Analysis — D. Simple Polygon
According to Pick's theorem, the
area of a simple polygon having integer vertex coordinates is $$$Area=i+\frac{b}{2}-1$$$, where
$$$i$$$ is the number of integer points inside the polygon and $$$b$$$ is the number of integer
points on its border. If we double this area, as in our problem statement, it follows that
$$$\mathbf{A}=2 \times Area = 2i+b-2$$$. Since $$$i \ge 0$$$ and $$$b \ge \mathbf{N}$$$, a lower bound on the
'doubled-area' $$$\mathbf{A}$$$ of a
polygon with $$$\mathbf{N}$$$ vertices is $$$\mathbf{A}=2i+b-2 \ge \mathbf{N}-2$$$. Therefore, if $$$\mathbf{A} \lt \mathbf{N}-2$$$, the
answer is IMPOSSIBLE. In what follows, we will show that this is a
tight
lower bound by constructing an $$$\mathbf{N}$$$ vertex simple polygon having a 'doubled-area' $$$\mathbf{A}$$$ for any given
$$$\mathbf{A} \ge \mathbf{N}-2$$$.
Test Set 1
There are many ways to construct the necessary polygons. The following drawing shows possible constructions for $$$3 \le \mathbf{N} \le 5$$$.

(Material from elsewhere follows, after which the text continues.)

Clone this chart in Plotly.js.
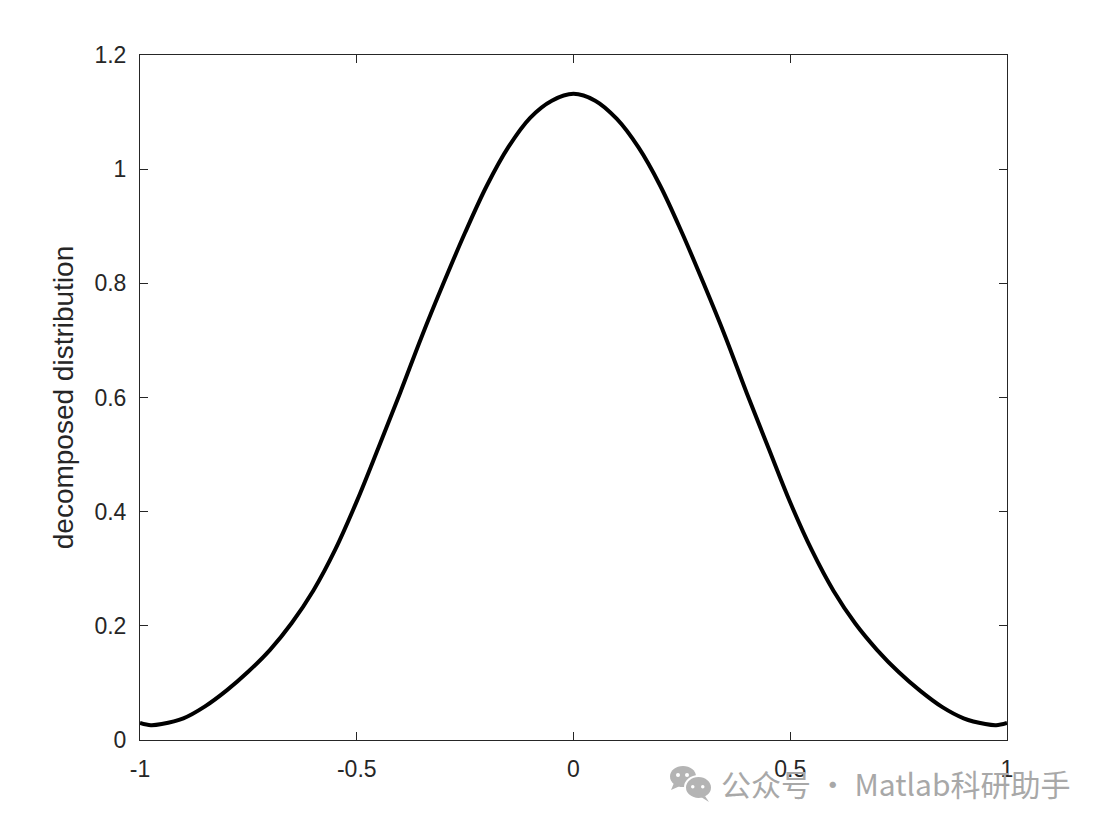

These polygons have no internal integer points, therefore, by Pick's theorem, their 'doubled-area' is $$$b-2$$$. For example, for $$$\mathbf{N}=5$$$, we can verify that $$$b=\mathbf{A}+2$$$ by counting the integer points on the border. Therefore, the 'doubled-area' is $$$b-2=\mathbf{A}+2-2=\mathbf{A}$$$, which validates our construction. Similarly, it can be verified that we have achieved the desired area for $$$\mathbf{N}=3$$$ and $$$\mathbf{N}=4$$$ as well.
The time complexity of the construction is $$$O(1)$$$.
Test Set 2
For $$$\mathbf{N} \gt 5$$$, the construction is a little more involved. Let us start with the base case, where the 'doubled-area' of the polygon is the smallest possible, namely, $$$\mathbf{N}-2$$$. The following drawing illustrates the construction for $$$6 \le \mathbf{N} \le 10$$$, but it can be generalized for arbitrary $$$\mathbf{N}$$$ by extending the zig-zag shape to the right.
The base polygon has $$$\mathbf{N}$$$ integer points on the border and no internal integer points, therefore, its 'doubled-area' is $$$\mathbf{N}-2$$$. If $$$\mathbf{A} \gt \mathbf{N}-2$$$, we just need to introduce $$$\mathbf{A}-\mathbf{N}+2$$$ more points on the border by say, lifting the top-left vertex up $$$\mathbf{A}-\mathbf{N}+2$$$ units as shown in the following drawing for $$$\mathbf{N}=10$$$ and $$$\mathbf{A}=10$$$.
The time complexity of the construction is $$$O(\mathbf{N})$$$.